The dry spell in Tennessee has utility officials looking for ways to secure their supplies in case the conditions persist.
Only 8 percent of the state is completely rid of abnormally dry conditions, according to the U.S. Drought Monitor. The U.S. Agriculture Department says nearly half the counties in the state qualify as “disaster areas” as a result of the enduring dryness, according to WBIR. The designation means farmers and ranchers in those areas can apply for disaster relief funding. Dry conditions in Tennessee peaked in November and December, but the final weeks of the year brought some much-needed rain.
How are water utilities contending with the effects of the dry conditions?
The dry spell has “tested many local water districts’ drought plans, and has forced officials to rethink their drinking water sources. Some utility managers are searching for backup water supplies, eyeing new pumping equipment and exploring alternate distribution models, in case dry conditions continue,” The Tennessean reported.
Big Creek Utility District in Grundy County, for instance, is seeking additional water sources, the report said. Water-use restrictions were lifted in December following rain.
“We’re trying to plan for a worst-case scenario,” Allen Joslyn, an official with Big Creek, told The Tennessean. “The next time we have a drought, we may not be so fortunate.”

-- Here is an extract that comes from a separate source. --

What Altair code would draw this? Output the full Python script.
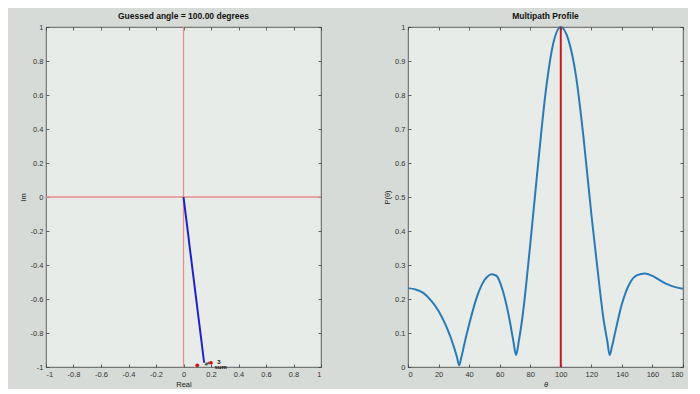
import altair as alt
import pandas as pd

# ---------------- Left panel (phasor view) ----------------
vec_x = [0.0, 0.15]
vec_y = [0.0, -0.975]
red_dot_x = [0.10, 0.20]
red_dot_y = [-0.99, -0.975]
blk_dot_x = [0.165, 0.18]
blk_dot_y = [-0.98, -0.975]
lbl_text = ["3", "sum"]
lbl_x = [0.245, 0.225]
lbl_y = [-0.972, -1.0]
cross_x = [0.0]
cross_y = [0.0]
left_ticks = [-1, -0.8, -0.6, -0.4, -0.2, 0, 0.2, 0.4, 0.6, 0.8, 1]

# ---------------- Right panel (multipath profile) ----------------
theta = [0, 5, 10, 15, 20, 25, 30, 32, 33.5, 35, 37, 40, 45, 50, 55, 58, 62, 66, 69,
         70.7, 72.5, 75, 80, 85, 90, 95, 100, 105, 110, 115, 120, 125, 128, 130.5,
         132, 133.5, 136, 140, 145, 150, 155, 160, 165, 170, 175, 180]
power = [0.232, 0.228, 0.218, 0.196, 0.165, 0.12, 0.06, 0.03, 0.005, 0.03, 0.07, 0.125,
         0.205, 0.255, 0.273, 0.268, 0.225, 0.15, 0.075, 0.035, 0.075, 0.15, 0.36, 0.59,
         0.805, 0.95, 1.0, 0.962, 0.855, 0.67, 0.45, 0.25, 0.14, 0.075, 0.035, 0.06, 0.11,
         0.185, 0.245, 0.27, 0.275, 0.268, 0.255, 0.243, 0.235, 0.23]
guess_angle = [100.0]
right_x_ticks = [0, 20, 40, 60, 80, 100, 120, 140, 160, 180]
right_y_ticks = [0, 0.1, 0.2, 0.3, 0.4, 0.5, 0.6, 0.7, 0.8, 0.9, 1]

FONT = "Liberation Sans"
W, H = 275, 340
LBL = "datum.value < 0 ? '-' + format(-datum.value, '~g') : format(datum.value, '~g')"


def main_axis(title, values, orient, italic=False):
    kw = dict(title=title, values=values, orient=orient, offset=-3, tickSize=3,
              labelPadding=3, labelExpr=LBL, titlePadding=3)
    if italic:
        kw["titleFontStyle"] = "italic"
    return alt.Axis(**kw)


def frame_axis(values, orient):
    return alt.Axis(title=None, values=values, orient=orient, offset=-3, tickSize=3,
                    labels=False)


# Left panel
xs_l = alt.Scale(domain=[-1, 1], nice=False)
ys_l = alt.Scale(domain=[-1, 1], nice=False)

vec_df = pd.DataFrame({"x": vec_x, "y": vec_y})
red_df = pd.DataFrame({"x": red_dot_x, "y": red_dot_y})
blk_df = pd.DataFrame({"x": blk_dot_x, "y": blk_dot_y})
lbl_df = pd.DataFrame({"x": lbl_x, "y": lbl_y, "t": lbl_text})
cx_df = pd.DataFrame({"x": cross_x})
cy_df = pd.DataFrame({"y": cross_y})

l_vline = alt.Chart(cx_df).mark_rule(color="#e58f8f", strokeWidth=1.3).encode(
    x=alt.X("x:Q", scale=xs_l, axis=frame_axis(left_ticks, "top")))
l_hline = alt.Chart(cy_df).mark_rule(color="#e58f8f", strokeWidth=1.3).encode(
    y=alt.Y("y:Q", scale=ys_l, axis=frame_axis(left_ticks, "right")))
l_vec = alt.Chart(vec_df).mark_line(color="#2020c8", strokeWidth=2).encode(
    x=alt.X("x:Q", scale=xs_l, axis=main_axis("Real", left_ticks, "bottom")),
    y=alt.Y("y:Q", scale=ys_l, axis=main_axis("Im", left_ticks, "left")))
l_blk = alt.Chart(blk_df).mark_point(color="#111111", filled=True, size=14, shape="triangle-up").encode(
    x=alt.X("x:Q", scale=xs_l, axis=None), y=alt.Y("y:Q", scale=ys_l, axis=None))
l_red = alt.Chart(red_df).mark_circle(color="#d01010", size=14, opacity=1).encode(
    x=alt.X("x:Q", scale=xs_l, axis=None), y=alt.Y("y:Q", scale=ys_l, axis=None))
l_lbl = alt.Chart(lbl_df).mark_text(font=FONT, fontSize=6, fontWeight="bold", color="#111",
                                    align="left", baseline="middle").encode(
    x=alt.X("x:Q", scale=xs_l, axis=None), y=alt.Y("y:Q", scale=ys_l, axis=None), text="t:N")

left = alt.layer(l_vline, l_hline, l_vec, l_blk, l_red, l_lbl).resolve_axis(
    x="independent", y="independent").properties(
    width=W, height=H, title="Guessed angle = 100.00 degrees")

# Right panel
xs_r = alt.Scale(domain=[0, 180], nice=False)
ys_r = alt.Scale(domain=[0, 1], nice=False)
prof_df = pd.DataFrame({"theta": theta, "p": power})
g_df = pd.DataFrame({"theta": guess_angle, "lo": [0.0], "hi": [1.0]})

r_curve = alt.Chart(prof_df).mark_line(color="#2a7ab8", strokeWidth=2, interpolate="monotone").encode(
    x=alt.X("theta:Q", scale=xs_r, axis=main_axis("θ", right_x_ticks, "bottom", italic=True)),
    y=alt.Y("p:Q", scale=ys_r, axis=main_axis("P(θ)", right_y_ticks, "left")))
r_rule = alt.Chart(g_df).mark_rule(color="#c41a1f", strokeWidth=2).encode(
    x=alt.X("theta:Q", scale=xs_r, axis=frame_axis(right_x_ticks, "top")),
    y=alt.Y("lo:Q", scale=ys_r, axis=frame_axis(right_y_ticks, "right")),
    y2="hi:Q")

right = alt.layer(r_curve, r_rule).resolve_axis(
    x="independent", y="independent").properties(
    width=W, height=H, title="Multipath Profile")

chart = alt.hconcat(left, right, spacing=60).properties(
    background="#d7dbd7",
    padding={"left": 10, "top": 3, "right": 0, "bottom": 0},
).configure_view(
    fill="#e8ece8", stroke="#3c3c3c", strokeWidth=0.8
).configure_axis(
    grid=False, domain=False, labelFont=FONT, titleFont=FONT, labelFontSize=7.5,
    titleFontSize=7.5, labelColor="#333333", titleColor="#222222", tickColor="#3c3c3c",
    titleFontWeight="normal", tickWidth=0.8
).configure_title(
    font=FONT, fontSize=8.5, fontWeight="bold", color="#111111", offset=3
)

chart.save("out.html", embed_options={"renderer": "svg", "actions": False})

The Fall Creek Falls Utility District also sought to back up its supply. The district bought “emergency water” from South Cumberland Utility District last year, and officials continue to seek an additional source, The Tennessean reported.
Alternate sources will be a major discussion topic when state and local water officials from Tennessee meet on drought issues this month.
“State officials, water district managers and others are planning to meet on January 13 in Fall Creek Falls State Park to discuss the 2016 drought, how the local plans fared and proposed changes to the state's drought management. Some municipalities are searching for alternative water sources, but state leaders aren't ready to endorse any drastic changes to the distribution network, said [a state aide to] the state environmental official. At least one local official said the planning process was dragging on too long,” The Tennessean reported.